5 Reasons Why HIIT Might Be the Best Choice (for You or Your Clients)
- You have a busy schedule, which limits your training time; HIIT workouts can be done in 30 minutes or less, making them extremely effective for producing results in a limited amount of time.
- You have been following the same cardio workout routine for a long time and have become stuck at a plateau, adding HIIT workouts could jumpstart your program so you continue experiencing results.
- You want to train for a mud run or obstacle course race. These events feature physical challenges requiring anaerobic strength. HIIT can help you prepare to meet the demands of overcoming an obstacle, while also improving aerobic efficiency so you have the energy to finish the race.
- You are exercising for weight loss. HIIT can help you burn more calories in a shorter period of time, while also providing an EPOC effect to help you continue expending energy even after the workout is over.
- Because you like it. The best exercise in the world is the one you enjoy and will do on a regular basis. If HIIT works for you, go for it and have fun, but make sure you allow time for appropriate recovery because that’s where the real results happen.
5 Reasons Why Steady-state Training Might Be the Best Choice (for You or Your Clients)
- You experience a period of high stress or find yourself wallowing in a grumpy mood.
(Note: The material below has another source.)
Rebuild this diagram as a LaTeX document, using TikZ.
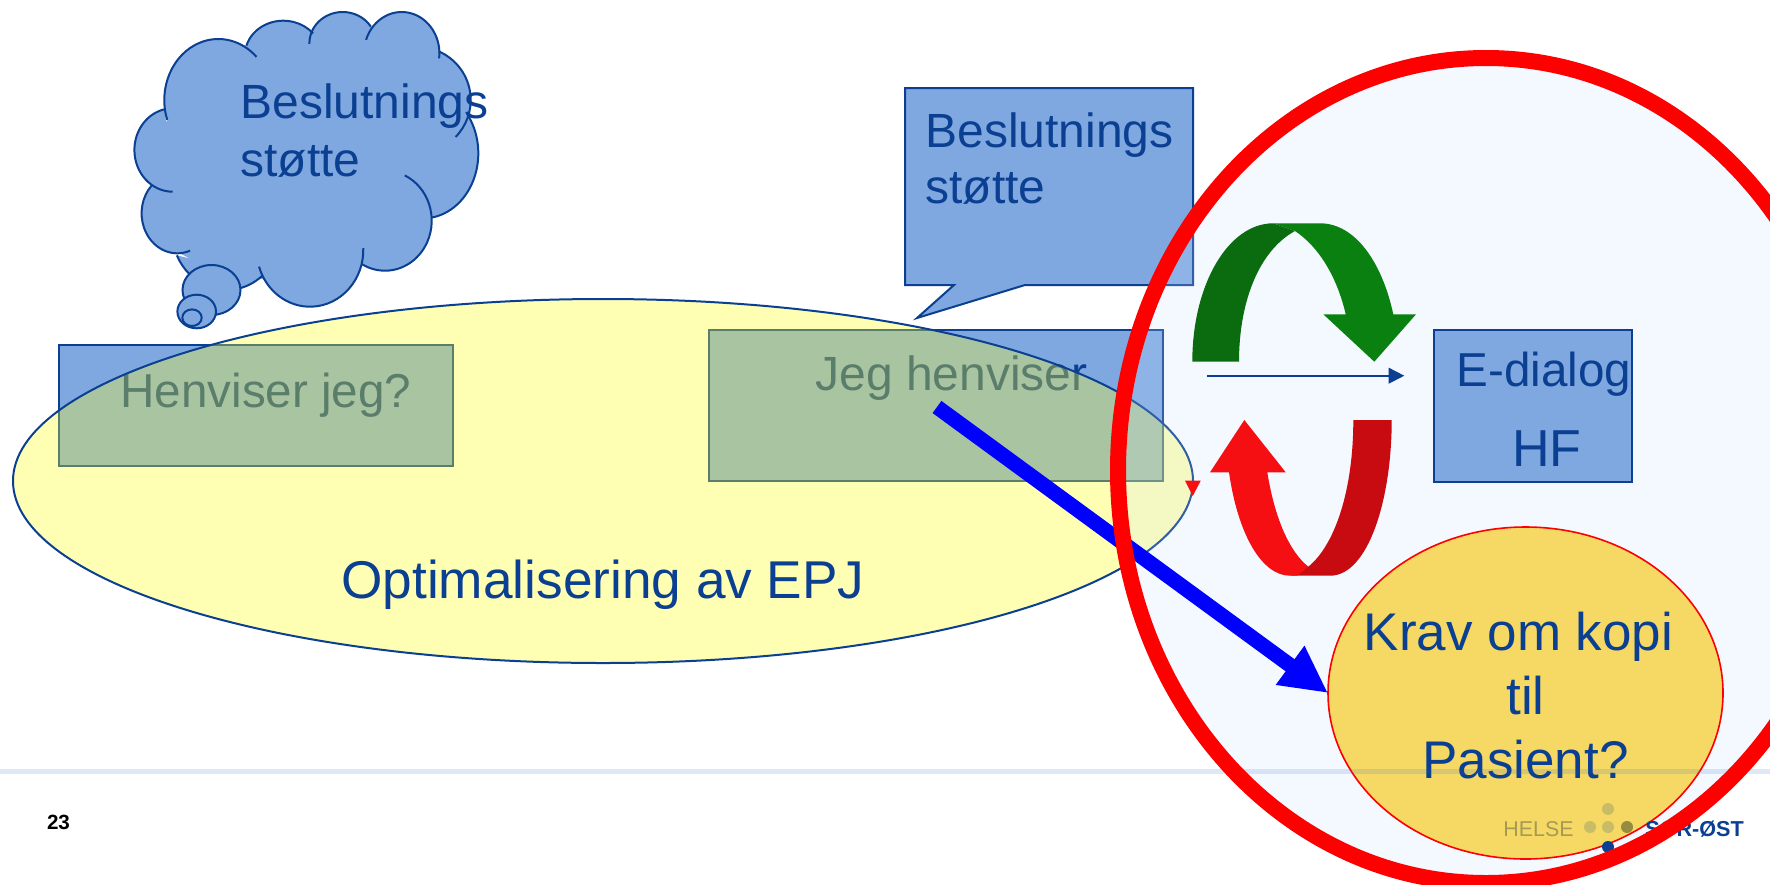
\documentclass[tikz,border=0pt]{standalone}
\usepackage{fontspec}
\setmainfont{Liberation Sans}
\usetikzlibrary{arrows.meta,shapes.geometric}
\newlength{\du}
\setlength{\du}{0.5pt}
\definecolor{boxblue}{HTML}{7FA8E0}
\definecolor{inkblue}{HTML}{0A3F91}
\definecolor{epjyellow}{HTML}{FFFF1E}
\definecolor{kravyellow}{HTML}{F6D964}
\definecolor{ringtint}{HTML}{CCE0FF}
\definecolor{darkgreen}{HTML}{0A6B0F}
\definecolor{lightgreen}{HTML}{0A8010}
\definecolor{darkred}{HTML}{C80B10}
\definecolor{lightred}{HTML}{F50E12}
\definecolor{ruleblue}{HTML}{2060C0}
\definecolor{logoolive}{HTML}{A49A54}
\definecolor{dotolive}{HTML}{C8BC66}
\definecolor{dotdark}{HTML}{958C3E}
\tikzset{
  bluebox/.style={draw=inkblue,fill=boxblue,line width=2\du,inner sep=0pt,outer sep=0pt},
  inktext/.style={text=inkblue,inner sep=0pt,anchor=base west,font=\fontsize{24}{29}\selectfont},
  bubble/.style={draw=inkblue,fill=boxblue,line width=2\du},
  epjshape/.style={ellipse,draw=inkblue,fill=epjyellow,fill opacity=.33,line width=2\du,inner sep=0pt,outer sep=0pt},
  kravshape/.style={ellipse,draw=red,fill=kravyellow,line width=1.6\du,inner sep=0pt,outer sep=0pt},
  kravtext/.style={inner sep=0pt,text=inkblue,align=center,font=\fontsize{26.5}{32}\selectfont},
  discshape/.style={ellipse,fill=ringtint,fill opacity=.2,inner sep=0pt,outer sep=0pt},
  ringshape/.style={ellipse,draw=red,line width=16\du,inner sep=0pt,outer sep=0pt},
  logotext/.style={inner sep=0pt,anchor=base west,font=\fontsize{10.7}{13}\selectfont},
  logodot/.style={circle,inner sep=0pt,minimum size=12\du},
}
\newcommand{\cloudlobes}[1]{%
\foreach \cx/\cy/\rx/\ry/\sa/\ea in {218.3/100/54/61/161/315,283.3/55/38.3/34.3/196/321,342.7/43.3/33.3/31.3/179/328,
  401.7/53.3/37.7/41.3/199/367,416.7/100/54/53.3/294/404,423.3/153.3/55/65/323/441,385/220.7/46.7/50/295/480,
  310/250/53.3/56.7/-2/163,226.7/230/55/60/50/155,177.3/213.3/35.7/40/69/224,172.7/150/38.3/41.7/90/258}
  \path[#1] ({(\cx+\rx*cos(\sa))*\du},{(\cy+\ry*sin(\sa))*\du}) arc[start angle=\sa,end angle=\ea,x radius=\rx*\du,y radius=\ry*\du];
}
\begin{document}
\begin{tikzpicture}
\pgftransformyscale{-1.000000}
\useasboundingbox (0\du,0\du) rectangle (1770\du,884\du);
\fill[white] (0\du,0\du) rectangle (1770\du,884\du);
% thought cloud
\fill[boxblue] (167.7\du,120\du)--(195\du,65\du)--(245.7\du,45\du)--(280\du,35\du)--(313.3\du,33.3\du)--(345\du,25\du)--(370.7\du,26.7\du)--(410\du,30\du)--(439.3\du,50\du)--(460\du,85\du)--(466\du,115\du)--(470\du,170\du)--(431.7\du,217.3\du)--(410\du,250\du)--(361.7\du,263.3\du)--(310\du,295\du)--(265\du,279.3\du)--(220\du,275\du)--(180\du,253.3\du)--(150\du,225\du)--(151.7\du,185.7\du)--(140\du,150\du)--cycle;
\cloudlobes{fill=boxblue}
\cloudlobes{draw=inkblue,line width=2\du}
\filldraw[bubble] (211.5\du,290\du) ellipse [x radius=29\du,y radius=25\du];
\filldraw[bubble] (196.7\du,311.5\du) ellipse [x radius=19.3\du,y radius=16.8\du];
\filldraw[bubble] (192\du,317.7\du) ellipse [x radius=9.7\du,y radius=8.3\du];
\node[inktext] (cloudtop) at (240\du,118\du) {Beslutnings};
\node[inktext] (cloudlow) at (240\du,176\du) {støtte};
% speech box
\filldraw[bubble] (905\du,88\du)--(1193\du,88\du)--(1193\du,285\du)--(1025\du,285\du)--(917\du,318\du)--(954\du,285\du)--(905\du,285\du)--cycle;
\node[inktext] (speechtop) at (925\du,147\du) {Beslutnings};
\node[inktext] (speechlow) at (925\du,203\du) {støtte};
% boxes under the big ellipse
\node[bluebox,minimum width=394\du,minimum height=121\du] (henvbox) at (256\du,405.5\du) {};
\node[inktext,font=\fontsize{23.8}{29}\selectfont] (henvtext) at (120\du,407\du) {Henviser jeg?};
\node[bluebox,minimum width=454\du,minimum height=151\du] (jegbox) at (936\du,405.5\du) {};
\node[inktext] (jegtext) at (815\du,390\du) {Jeg henviser};
\node[epjshape,minimum width=1180\du,minimum height=364\du] (epj) at (603\du,481\du) {};
\node[inktext,font=\fontsize{26.6}{32}\selectfont,anchor=base] (epjtext) at (603\du,598\du) {Optimalisering av EPJ};
% pale disc, copy ellipse
\node[discshape,minimum width=736\du,minimum height=825\du] (disc) at (1486\du,470.5\du) {};
\node[kravshape,minimum width=395\du,minimum height=332\du] (krav) at (1525.5\du,693\du) {};
\node[kravtext] (kravlabel) at (1525.5\du,695.5\du) {Krav om kopi\hspace{.26em}\mbox{}\\til\\Pasient?};
% footer
\fill[ruleblue,opacity=.14] (0\du,769\du) rectangle (1770\du,774\du);
\node[inner sep=0pt,font=\bfseries\fontsize{10.3}{12}\selectfont] (pagenr) at (58.5\du,822\du) {23};
\node[logotext,text=logoolive] (helse) at (1503\du,836\du) {HELSE};
\node[logodot,fill=dotolive] (dottop) at (1608\du,809\du) {};
\node[logodot,fill=dotolive] (dotleft) at (1590\du,827\du) {};
\node[logodot,fill=dotolive] (dotmid) at (1608\du,827\du) {};
\node[logodot,fill=dotdark] (dotright) at (1627\du,827\du) {};
\node[logodot,fill=inkblue] (dotlow) at (1608\du,847\du) {};
\node[logotext,text=inkblue,font=\bfseries\fontsize{10.8}{13}\selectfont] (sorost) at (1645\du,836\du) {SØR-ØST};
% thick arrow
\coordinate (jegstart) at (937\du,407\du);
\draw[blue,line width=15\du,-{Triangle[length=23.5pt,width=22.5pt]}] (jegstart) -- (krav.west);
% red ring
\node[ringshape,minimum width=736\du,minimum height=825\du] (ring) at (1486\du,470.5\du) {};
\fill[lightred] (1185\du,480.7\du)--(1200.7\du,480.7\du)--(1192.7\du,496\du)--cycle;
% round arrows
\fill[darkgreen] (1192.3\du,361.7\du) .. controls (1192.3\du,285\du) and (1228\du,223.3\du) .. (1273.3\du,223.3\du)--(1295\du,231\du) .. controls (1260\du,250\du) and (1239\du,300\du) .. (1239\du,361.7\du)--cycle;
\fill[lightgreen] (1273.3\du,223.3\du)--(1320\du,223.3\du) .. controls (1355\du,223.3\du) and (1382\du,262\du) .. (1393.3\du,314.3\du)--(1416\du,314.3\du)--(1374.3\du,361.7\du)--(1323.3\du,314.3\du)--(1345.7\du,314.3\du) .. controls (1337\du,277\du) and (1319\du,247\du) .. (1295\du,231\du)--cycle;
\fill[darkred] (1353.3\du,420\du)--(1391.7\du,420\du) .. controls (1391.7\du,500\du) and (1368\du,575.7\du) .. (1330\du,575.7\du)--(1290\du,575.7\du)--(1308.3\du,566.7\du) .. controls (1335\du,545\du) and (1353.3\du,490\du) .. (1353.3\du,420\du)--cycle;
\fill[lightred] (1229\du,472.3\du) .. controls (1238\du,535\du) and (1262\du,575.7\du) .. (1290\du,575.7\du)--(1297\du,575.7\du)--(1308.3\du,566.7\du) .. controls (1290\du,552\du) and (1275\du,520\du) .. (1267.3\du,472.3\du)--(1285.7\du,472.3\du)--(1244.3\du,420\du)--(1210\du,472.3\du)--cycle;
% e-dialog
\coordinate (thinstart) at (1207.3\du,375.7\du);
\coordinate (thinend) at (1404.3\du,375.7\du);
\draw[inkblue,line width=1.8\du,-{Triangle[length=7.85pt,width=7.85pt]}] (thinstart) -- (thinend);
\node[bluebox,minimum width=198\du,minimum height=152\du] (edialog) at (1533\du,406\du) {};
\node[inktext,font=\fontsize{23.8}{29}\selectfont] (edialogtext) at (1456\du,386\du) {E-dialog};
\node[inktext,font=\fontsize{26}{31}\selectfont] (hftext) at (1512\du,466\du) {HF};
\end{tikzpicture}
\end{document}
Steady-state workouts require lower levels of physiological stress, which could help you to clear your mind and change your mood.
- You want to enter a race like a 10K, half marathon or marathon. According to the principle of specificity, the best way to train for an activity is to do the activity. If you want to complete an endurance race, you will need to plan on making time for long-distance, steady-state training.
- You are visiting a city you have never been to before or have recently moved. A long, steady-state run, bike ride or walk can be a great way to get out and explore an area you have recently moved to or are visiting for the first time.
- You are exercising for the health benefits. Regular, low-to-moderate intensity steady-state exercise can provide a number of health benefits, including helping to reduce the risk of developing a chronic condition like type 2 diabetes, high blood pressure or high cholesterol.
- Because you like it. Some people simply enjoy going out for long runs or training for long-distance endurance events. There is no reason to change your workout habits as long as they provide you with the benefits you are looking for.
Regardless of whether you choose SST or HIIT, to keep seeing results it’s important to change workouts on a regular basis to keep from becoming complacent, which could result in getting stuck on a plateau and not achieving any results from the exercise program. The best workout program is the one that is done on a regular basis.